Given instruction: For the data below, report the number of lines that contain the string "this" and nothing else.

(Records with drawing code)
————

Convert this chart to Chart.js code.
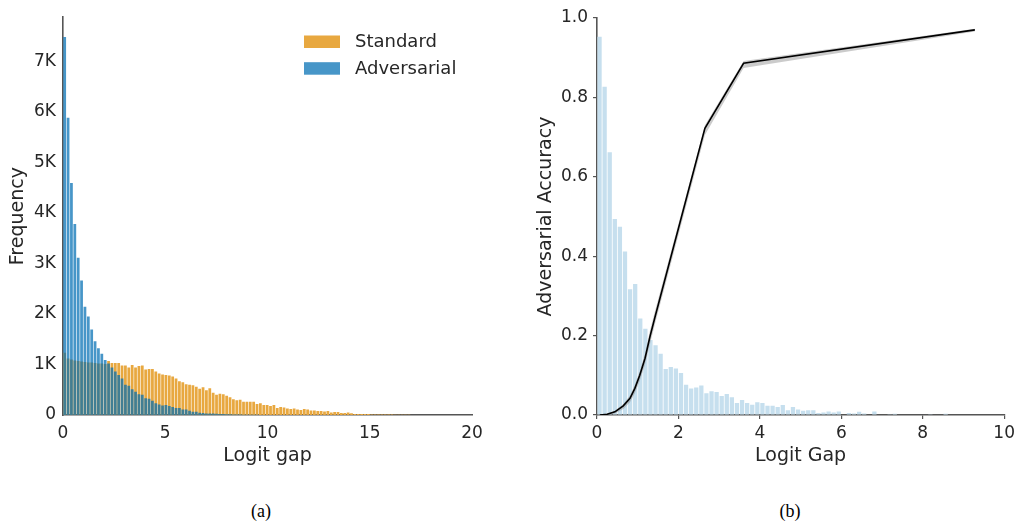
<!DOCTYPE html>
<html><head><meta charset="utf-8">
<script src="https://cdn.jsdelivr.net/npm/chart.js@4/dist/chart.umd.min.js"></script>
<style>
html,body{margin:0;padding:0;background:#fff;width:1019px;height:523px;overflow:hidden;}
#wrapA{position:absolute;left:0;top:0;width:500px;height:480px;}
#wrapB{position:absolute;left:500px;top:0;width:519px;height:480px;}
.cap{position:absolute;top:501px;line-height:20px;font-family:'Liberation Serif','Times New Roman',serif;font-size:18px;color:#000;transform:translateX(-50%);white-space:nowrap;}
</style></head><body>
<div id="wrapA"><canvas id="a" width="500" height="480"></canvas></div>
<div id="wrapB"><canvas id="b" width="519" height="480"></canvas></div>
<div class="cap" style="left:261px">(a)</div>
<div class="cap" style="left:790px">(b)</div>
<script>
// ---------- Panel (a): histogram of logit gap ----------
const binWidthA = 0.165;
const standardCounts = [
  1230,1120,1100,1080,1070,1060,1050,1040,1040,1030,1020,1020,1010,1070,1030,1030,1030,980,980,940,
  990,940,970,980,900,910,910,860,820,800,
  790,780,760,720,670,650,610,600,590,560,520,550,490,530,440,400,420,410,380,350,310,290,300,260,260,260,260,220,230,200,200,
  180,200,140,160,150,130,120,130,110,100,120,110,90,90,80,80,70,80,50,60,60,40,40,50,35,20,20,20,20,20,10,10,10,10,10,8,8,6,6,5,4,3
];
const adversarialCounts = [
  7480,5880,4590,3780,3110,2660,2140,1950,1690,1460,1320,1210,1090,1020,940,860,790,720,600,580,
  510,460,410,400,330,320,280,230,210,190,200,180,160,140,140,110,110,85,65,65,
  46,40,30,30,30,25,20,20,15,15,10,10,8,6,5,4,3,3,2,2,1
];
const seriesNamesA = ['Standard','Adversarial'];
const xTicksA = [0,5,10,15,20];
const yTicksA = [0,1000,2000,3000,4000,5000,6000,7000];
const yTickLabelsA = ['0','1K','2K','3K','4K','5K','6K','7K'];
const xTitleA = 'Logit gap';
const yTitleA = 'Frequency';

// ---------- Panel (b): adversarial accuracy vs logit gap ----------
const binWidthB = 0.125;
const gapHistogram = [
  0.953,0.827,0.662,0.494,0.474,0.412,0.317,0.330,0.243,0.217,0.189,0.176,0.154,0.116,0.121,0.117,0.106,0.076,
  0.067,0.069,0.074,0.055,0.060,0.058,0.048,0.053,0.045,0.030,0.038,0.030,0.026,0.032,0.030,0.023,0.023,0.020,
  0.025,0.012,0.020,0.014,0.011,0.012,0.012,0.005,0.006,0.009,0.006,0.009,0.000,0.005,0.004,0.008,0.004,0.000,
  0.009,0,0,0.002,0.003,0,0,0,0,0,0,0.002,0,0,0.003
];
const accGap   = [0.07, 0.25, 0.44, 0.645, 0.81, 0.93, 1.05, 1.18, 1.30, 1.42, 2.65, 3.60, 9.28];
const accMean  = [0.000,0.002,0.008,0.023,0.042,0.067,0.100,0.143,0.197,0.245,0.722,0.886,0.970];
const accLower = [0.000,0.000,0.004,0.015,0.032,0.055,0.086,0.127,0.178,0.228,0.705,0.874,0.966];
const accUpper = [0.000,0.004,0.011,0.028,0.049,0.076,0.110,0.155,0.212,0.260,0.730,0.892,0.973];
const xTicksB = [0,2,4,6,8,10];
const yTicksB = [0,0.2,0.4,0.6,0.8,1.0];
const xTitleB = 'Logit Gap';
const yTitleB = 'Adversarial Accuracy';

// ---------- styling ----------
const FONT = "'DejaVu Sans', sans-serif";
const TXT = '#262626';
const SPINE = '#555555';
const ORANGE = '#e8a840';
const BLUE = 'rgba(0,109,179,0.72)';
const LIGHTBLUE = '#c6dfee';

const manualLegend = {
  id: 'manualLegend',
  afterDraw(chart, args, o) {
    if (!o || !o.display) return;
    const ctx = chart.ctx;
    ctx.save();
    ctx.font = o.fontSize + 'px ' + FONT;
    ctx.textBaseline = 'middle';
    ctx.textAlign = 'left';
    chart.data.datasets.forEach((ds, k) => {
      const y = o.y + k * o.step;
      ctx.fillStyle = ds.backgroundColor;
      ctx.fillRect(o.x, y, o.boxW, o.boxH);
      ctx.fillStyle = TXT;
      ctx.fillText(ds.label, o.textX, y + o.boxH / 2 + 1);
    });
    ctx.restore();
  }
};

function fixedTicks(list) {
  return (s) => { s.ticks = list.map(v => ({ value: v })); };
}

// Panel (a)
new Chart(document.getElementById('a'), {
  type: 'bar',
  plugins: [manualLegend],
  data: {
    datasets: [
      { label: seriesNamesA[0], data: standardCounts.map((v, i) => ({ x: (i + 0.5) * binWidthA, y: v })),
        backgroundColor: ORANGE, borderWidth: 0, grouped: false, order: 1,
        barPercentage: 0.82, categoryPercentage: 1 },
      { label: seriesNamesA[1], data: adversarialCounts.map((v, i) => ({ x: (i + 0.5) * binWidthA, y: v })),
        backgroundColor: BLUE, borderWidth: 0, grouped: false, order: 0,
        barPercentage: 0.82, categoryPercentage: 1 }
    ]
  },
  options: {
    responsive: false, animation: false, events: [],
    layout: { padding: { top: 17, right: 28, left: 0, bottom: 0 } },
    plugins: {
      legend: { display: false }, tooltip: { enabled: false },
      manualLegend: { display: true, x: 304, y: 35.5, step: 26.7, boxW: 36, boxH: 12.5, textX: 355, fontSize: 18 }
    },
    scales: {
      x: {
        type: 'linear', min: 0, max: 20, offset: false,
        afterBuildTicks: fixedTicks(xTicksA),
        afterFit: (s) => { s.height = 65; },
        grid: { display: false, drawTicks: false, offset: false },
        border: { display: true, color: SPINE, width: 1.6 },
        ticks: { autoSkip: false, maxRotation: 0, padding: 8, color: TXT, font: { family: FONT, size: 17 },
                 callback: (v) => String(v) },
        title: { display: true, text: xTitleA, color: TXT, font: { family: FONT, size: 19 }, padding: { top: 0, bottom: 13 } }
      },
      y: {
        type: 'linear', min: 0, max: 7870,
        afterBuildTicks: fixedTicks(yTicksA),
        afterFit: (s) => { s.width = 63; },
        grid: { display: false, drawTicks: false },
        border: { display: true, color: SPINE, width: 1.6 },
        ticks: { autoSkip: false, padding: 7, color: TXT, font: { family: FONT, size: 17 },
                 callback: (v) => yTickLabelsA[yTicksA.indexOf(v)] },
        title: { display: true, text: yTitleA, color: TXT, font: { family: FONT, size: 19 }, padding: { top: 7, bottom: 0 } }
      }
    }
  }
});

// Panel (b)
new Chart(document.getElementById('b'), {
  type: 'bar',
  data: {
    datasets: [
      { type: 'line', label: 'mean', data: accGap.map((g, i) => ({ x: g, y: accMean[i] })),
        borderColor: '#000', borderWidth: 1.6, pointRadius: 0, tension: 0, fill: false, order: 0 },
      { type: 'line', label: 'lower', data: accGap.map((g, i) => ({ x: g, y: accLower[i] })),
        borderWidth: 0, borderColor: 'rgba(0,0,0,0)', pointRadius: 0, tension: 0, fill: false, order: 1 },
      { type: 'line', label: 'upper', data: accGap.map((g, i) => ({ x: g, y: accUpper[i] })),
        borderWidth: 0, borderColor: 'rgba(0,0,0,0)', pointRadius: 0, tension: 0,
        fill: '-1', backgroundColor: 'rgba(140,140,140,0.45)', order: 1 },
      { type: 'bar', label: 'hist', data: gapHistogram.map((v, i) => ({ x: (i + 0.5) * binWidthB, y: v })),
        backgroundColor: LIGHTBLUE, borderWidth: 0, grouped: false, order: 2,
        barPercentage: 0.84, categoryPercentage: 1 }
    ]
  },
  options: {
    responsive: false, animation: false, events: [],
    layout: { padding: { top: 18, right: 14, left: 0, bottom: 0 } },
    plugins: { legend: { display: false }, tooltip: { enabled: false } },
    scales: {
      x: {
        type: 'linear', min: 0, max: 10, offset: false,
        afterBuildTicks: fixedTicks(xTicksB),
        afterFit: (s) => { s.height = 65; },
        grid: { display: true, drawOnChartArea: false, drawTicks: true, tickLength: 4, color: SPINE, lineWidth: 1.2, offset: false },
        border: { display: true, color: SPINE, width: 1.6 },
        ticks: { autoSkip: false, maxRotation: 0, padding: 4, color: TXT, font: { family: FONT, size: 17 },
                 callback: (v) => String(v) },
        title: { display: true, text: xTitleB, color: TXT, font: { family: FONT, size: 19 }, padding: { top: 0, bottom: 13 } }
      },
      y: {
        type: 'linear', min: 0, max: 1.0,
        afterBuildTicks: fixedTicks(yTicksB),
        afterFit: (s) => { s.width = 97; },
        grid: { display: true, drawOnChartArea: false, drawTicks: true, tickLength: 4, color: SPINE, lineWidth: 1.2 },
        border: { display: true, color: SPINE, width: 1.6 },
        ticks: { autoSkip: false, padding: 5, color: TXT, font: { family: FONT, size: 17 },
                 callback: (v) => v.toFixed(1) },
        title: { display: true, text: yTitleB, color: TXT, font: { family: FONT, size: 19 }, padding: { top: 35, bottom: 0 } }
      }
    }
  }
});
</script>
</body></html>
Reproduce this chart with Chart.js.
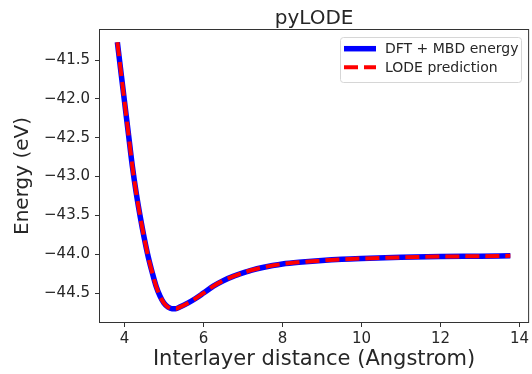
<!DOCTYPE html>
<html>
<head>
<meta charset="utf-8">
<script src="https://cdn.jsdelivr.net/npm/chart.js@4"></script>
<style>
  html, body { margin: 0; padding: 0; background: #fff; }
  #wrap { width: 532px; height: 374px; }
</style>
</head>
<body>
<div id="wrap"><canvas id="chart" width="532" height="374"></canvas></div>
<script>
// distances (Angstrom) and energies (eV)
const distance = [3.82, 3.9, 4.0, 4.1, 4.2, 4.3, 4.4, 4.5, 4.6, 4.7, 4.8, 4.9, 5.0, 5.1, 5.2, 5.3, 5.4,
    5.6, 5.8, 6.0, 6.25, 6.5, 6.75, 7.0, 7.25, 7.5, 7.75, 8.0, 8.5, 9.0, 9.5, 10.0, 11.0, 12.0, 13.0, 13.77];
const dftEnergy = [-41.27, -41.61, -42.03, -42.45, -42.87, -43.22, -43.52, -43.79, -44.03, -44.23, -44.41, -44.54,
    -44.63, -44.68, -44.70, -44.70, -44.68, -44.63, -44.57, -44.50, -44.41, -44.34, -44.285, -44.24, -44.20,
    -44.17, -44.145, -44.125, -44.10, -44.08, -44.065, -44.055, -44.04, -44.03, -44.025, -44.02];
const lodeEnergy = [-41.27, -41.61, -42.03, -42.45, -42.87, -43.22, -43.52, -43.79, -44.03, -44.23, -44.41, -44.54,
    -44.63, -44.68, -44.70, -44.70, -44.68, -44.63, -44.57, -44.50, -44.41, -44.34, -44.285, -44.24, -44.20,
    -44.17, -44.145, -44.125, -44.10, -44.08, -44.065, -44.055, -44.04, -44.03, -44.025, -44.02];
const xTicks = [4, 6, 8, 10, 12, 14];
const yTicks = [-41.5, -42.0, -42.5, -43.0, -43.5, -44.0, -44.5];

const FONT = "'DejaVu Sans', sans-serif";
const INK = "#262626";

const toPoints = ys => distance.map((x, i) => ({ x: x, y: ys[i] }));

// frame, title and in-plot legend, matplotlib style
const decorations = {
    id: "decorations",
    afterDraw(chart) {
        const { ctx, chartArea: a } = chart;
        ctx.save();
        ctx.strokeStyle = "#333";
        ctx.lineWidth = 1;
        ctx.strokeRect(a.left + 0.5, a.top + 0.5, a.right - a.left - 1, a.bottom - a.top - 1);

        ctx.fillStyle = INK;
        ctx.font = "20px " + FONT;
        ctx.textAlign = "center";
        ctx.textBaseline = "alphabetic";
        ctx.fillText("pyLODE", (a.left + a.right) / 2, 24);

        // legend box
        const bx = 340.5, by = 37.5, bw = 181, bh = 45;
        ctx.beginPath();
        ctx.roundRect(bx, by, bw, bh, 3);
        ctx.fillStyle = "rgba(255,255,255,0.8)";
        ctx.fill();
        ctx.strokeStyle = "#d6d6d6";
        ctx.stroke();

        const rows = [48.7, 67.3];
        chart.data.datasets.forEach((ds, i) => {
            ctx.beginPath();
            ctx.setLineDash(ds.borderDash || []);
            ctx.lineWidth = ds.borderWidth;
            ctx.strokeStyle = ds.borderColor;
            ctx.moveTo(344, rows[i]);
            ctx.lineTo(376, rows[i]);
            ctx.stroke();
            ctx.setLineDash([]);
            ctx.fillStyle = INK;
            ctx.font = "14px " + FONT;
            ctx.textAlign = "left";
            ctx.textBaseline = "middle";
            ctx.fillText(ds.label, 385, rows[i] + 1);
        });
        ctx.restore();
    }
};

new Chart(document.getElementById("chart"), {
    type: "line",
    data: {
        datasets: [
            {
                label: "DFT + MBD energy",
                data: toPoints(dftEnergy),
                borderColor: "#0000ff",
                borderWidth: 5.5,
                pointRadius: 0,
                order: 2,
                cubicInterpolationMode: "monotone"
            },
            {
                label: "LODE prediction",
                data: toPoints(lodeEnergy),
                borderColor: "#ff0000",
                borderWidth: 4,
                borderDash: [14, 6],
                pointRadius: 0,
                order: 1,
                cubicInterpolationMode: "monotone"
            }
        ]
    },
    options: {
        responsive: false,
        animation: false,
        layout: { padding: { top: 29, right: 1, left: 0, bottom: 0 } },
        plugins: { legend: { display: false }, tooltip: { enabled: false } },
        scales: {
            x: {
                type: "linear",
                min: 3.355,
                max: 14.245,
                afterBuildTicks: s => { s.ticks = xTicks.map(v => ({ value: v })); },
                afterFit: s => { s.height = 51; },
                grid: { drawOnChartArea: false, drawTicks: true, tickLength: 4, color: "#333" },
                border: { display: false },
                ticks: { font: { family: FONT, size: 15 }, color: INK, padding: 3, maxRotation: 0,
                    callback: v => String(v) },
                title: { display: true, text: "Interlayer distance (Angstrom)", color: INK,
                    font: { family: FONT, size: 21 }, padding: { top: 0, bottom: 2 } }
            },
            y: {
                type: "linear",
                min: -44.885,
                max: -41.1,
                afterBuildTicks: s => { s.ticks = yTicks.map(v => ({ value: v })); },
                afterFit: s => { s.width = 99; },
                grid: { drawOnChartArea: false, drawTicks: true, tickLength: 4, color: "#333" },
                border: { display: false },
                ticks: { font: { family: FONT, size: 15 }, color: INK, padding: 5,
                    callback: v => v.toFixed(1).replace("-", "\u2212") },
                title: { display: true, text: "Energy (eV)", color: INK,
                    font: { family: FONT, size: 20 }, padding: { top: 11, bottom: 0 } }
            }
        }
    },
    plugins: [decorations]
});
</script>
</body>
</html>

————

Problem solution: 2